Published originally at EtherZone.com : republication allowed with this notice and hyperlink intact.

 

 

 

The New Adventures of Hitler was a highly controversial comic book series written by Grant Morrison and drawn by Steve Yeowell which first appeared in Cut, a Scottish arts magazine in 1989 before being reprinted in Crisis in 1990.

 

The New Adventures of Hitler was a satirical and surreal (one scene has Hitler opening a cupboard to find Morrissey singing Heaven Knows I’m Miserable Now) strip based upon the idea that Adolf Hitler had relatives in Liverpool and he actually spent time living with them when he was a young man. It first appeared in Cut, a Scottish arts and culture magazine and became instantly controversial as many interpreted Morrison to be a Nazi due to his use of Hitler in what was essentially a humourous story.

 

The resulting controversy saw Pat Kane, the lead singer of the band Hue and Cry, threaten to walk off the magazine (Kane was one of the magazines editors) and indulge in a public war of words with Morrison over his intentions with the strip.
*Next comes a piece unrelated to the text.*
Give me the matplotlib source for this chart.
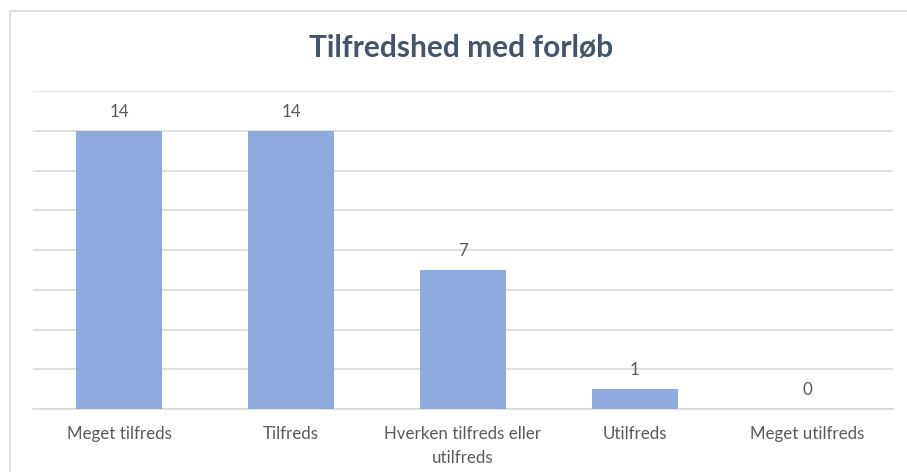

The debate widened to cover freedom of speech issues and became a nationwide news story when the tabloid newspaper The Sun got hold of the story. The New Adventures of Hitler completed its run in Cut but the controversy continued when the story was reprinted in Crisis in 1990.

 

Crisis was a spin off from 2000 AD which printed more adult oriented work and The New Adventures of Hitler fitted in with the themes of the magazine. However the controversy which had surrounded the story in Cut continued with the strips reprinting in Crisis. Morrison and Crisis publishers IPC were criticized for using Hitler and were accused of being Nazis. The story ran from Crisis in issues 46-49 and a proposed collected edition by IPC never appeared. Morrison himself had planned to self-publish the story but as of 2006 the strip remains unavailable in a collected edition.